Start DATASET EXCERPTS
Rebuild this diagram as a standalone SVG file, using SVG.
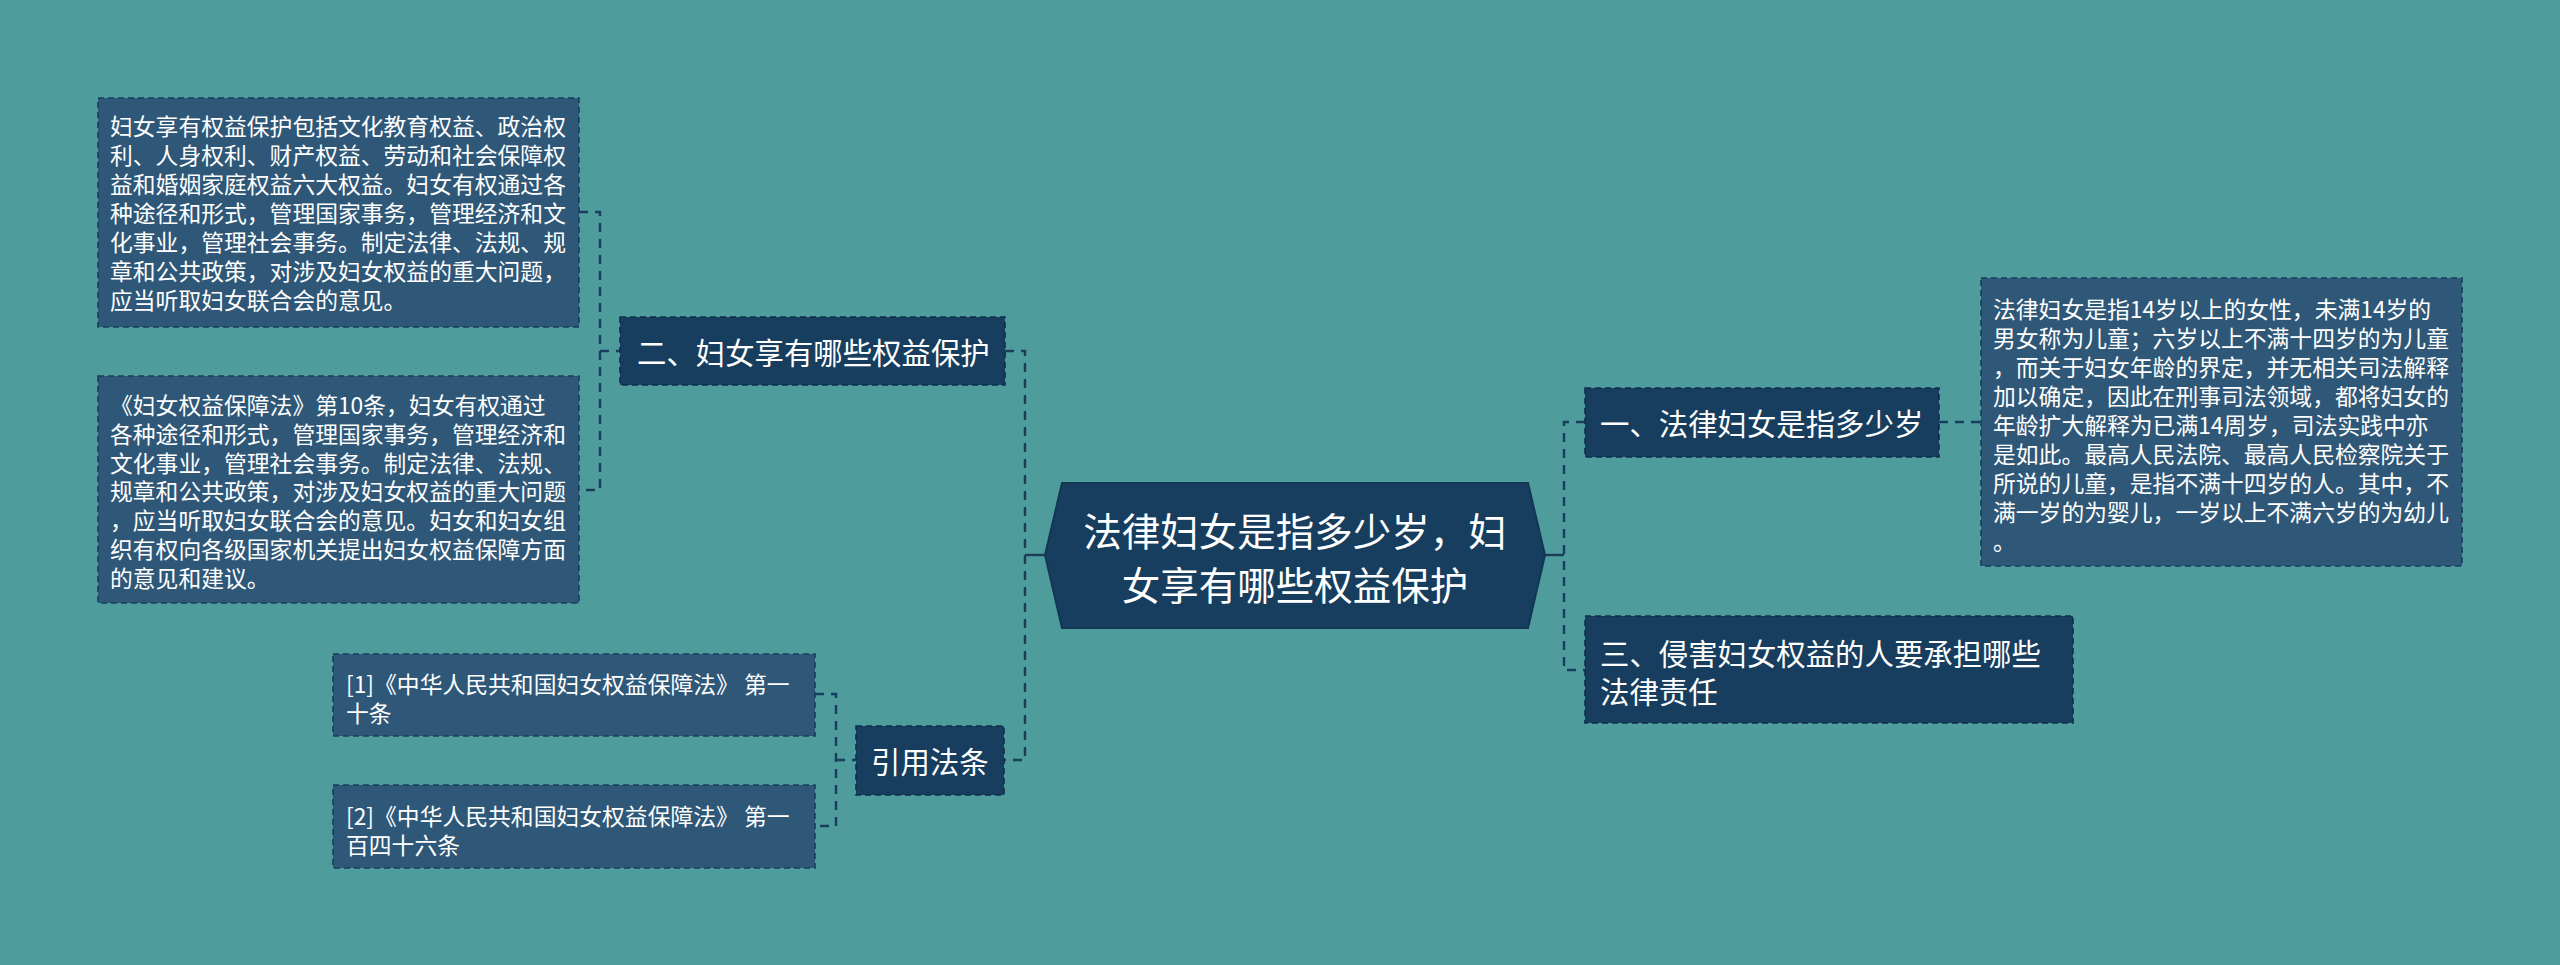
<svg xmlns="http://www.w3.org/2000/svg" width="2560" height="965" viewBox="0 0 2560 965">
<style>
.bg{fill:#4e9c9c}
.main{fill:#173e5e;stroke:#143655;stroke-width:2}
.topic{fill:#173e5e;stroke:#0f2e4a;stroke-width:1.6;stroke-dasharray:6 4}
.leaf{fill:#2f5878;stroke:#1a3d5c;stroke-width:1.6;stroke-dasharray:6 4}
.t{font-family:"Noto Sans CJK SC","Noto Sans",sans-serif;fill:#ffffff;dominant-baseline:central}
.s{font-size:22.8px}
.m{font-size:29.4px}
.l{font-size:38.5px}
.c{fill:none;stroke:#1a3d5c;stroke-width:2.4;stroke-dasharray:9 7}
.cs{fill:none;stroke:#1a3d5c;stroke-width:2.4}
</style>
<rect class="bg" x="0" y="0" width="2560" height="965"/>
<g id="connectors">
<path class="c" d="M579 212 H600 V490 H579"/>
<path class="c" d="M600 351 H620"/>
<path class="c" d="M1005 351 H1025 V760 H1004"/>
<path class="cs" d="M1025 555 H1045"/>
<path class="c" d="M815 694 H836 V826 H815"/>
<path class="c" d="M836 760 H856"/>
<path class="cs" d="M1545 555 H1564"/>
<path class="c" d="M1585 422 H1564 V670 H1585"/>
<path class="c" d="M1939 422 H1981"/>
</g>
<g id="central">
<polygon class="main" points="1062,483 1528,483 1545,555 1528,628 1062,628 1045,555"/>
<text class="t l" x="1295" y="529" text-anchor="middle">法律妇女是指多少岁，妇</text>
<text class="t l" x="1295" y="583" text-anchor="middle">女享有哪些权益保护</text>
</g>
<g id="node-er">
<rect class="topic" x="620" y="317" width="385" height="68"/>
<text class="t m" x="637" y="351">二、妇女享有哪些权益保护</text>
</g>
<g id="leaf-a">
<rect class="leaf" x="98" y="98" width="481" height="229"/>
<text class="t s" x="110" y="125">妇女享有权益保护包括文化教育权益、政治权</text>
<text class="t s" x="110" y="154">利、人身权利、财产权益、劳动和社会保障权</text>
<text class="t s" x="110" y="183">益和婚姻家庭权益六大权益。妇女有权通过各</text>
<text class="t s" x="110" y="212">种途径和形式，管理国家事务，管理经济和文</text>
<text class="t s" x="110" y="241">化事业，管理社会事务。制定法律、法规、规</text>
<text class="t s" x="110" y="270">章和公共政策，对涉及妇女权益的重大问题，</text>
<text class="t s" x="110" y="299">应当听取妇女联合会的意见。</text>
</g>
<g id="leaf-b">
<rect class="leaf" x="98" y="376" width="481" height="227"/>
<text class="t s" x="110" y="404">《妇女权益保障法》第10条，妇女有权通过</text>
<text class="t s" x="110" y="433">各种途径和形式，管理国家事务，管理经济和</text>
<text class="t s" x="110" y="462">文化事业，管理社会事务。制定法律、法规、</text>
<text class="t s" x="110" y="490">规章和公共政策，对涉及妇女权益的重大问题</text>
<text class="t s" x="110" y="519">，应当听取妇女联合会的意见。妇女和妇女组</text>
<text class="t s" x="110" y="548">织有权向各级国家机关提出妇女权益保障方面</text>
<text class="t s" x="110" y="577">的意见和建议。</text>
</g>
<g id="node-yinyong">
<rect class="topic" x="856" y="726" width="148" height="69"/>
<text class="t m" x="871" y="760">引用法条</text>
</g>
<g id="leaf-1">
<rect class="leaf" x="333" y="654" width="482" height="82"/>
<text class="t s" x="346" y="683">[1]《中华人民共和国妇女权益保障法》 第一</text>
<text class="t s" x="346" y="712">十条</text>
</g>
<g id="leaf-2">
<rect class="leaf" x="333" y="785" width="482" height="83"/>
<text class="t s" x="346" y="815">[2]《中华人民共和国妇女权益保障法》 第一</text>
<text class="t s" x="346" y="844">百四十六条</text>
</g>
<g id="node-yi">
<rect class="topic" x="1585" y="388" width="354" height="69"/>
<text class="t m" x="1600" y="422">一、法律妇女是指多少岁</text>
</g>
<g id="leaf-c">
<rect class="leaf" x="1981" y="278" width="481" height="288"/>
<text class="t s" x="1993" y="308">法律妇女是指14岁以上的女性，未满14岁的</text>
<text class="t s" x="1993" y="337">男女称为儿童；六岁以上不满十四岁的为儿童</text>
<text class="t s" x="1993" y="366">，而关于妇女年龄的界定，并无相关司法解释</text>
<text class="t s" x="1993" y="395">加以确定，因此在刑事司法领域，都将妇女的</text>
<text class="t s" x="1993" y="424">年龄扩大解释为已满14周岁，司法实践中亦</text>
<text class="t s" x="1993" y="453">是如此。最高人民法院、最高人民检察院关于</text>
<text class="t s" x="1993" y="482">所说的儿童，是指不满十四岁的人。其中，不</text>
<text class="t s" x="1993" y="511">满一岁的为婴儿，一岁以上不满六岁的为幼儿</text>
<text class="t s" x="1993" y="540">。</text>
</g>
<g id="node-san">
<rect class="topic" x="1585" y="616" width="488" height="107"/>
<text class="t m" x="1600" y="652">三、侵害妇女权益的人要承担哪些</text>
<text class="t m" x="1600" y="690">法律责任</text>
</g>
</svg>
End DATASET EXCERPTS
Start DATASET EXCERPTS
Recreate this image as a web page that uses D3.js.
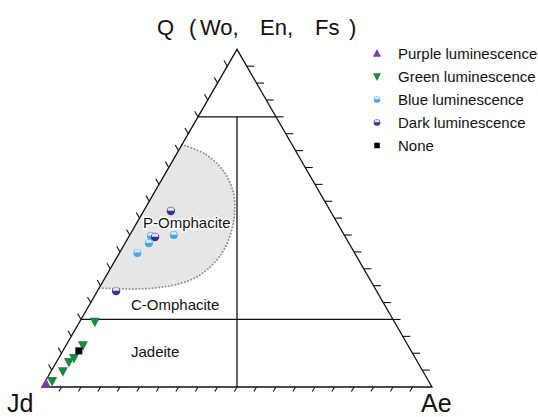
End DATASET EXCERPTS
WHAT IS NEEDED: Return every line above in which the string "this" occurs.

ANSWER IN FULL:
Rebuild this diagram as a standalone SVG file, using SVG.
Recreate this image as a web page that uses D3.js.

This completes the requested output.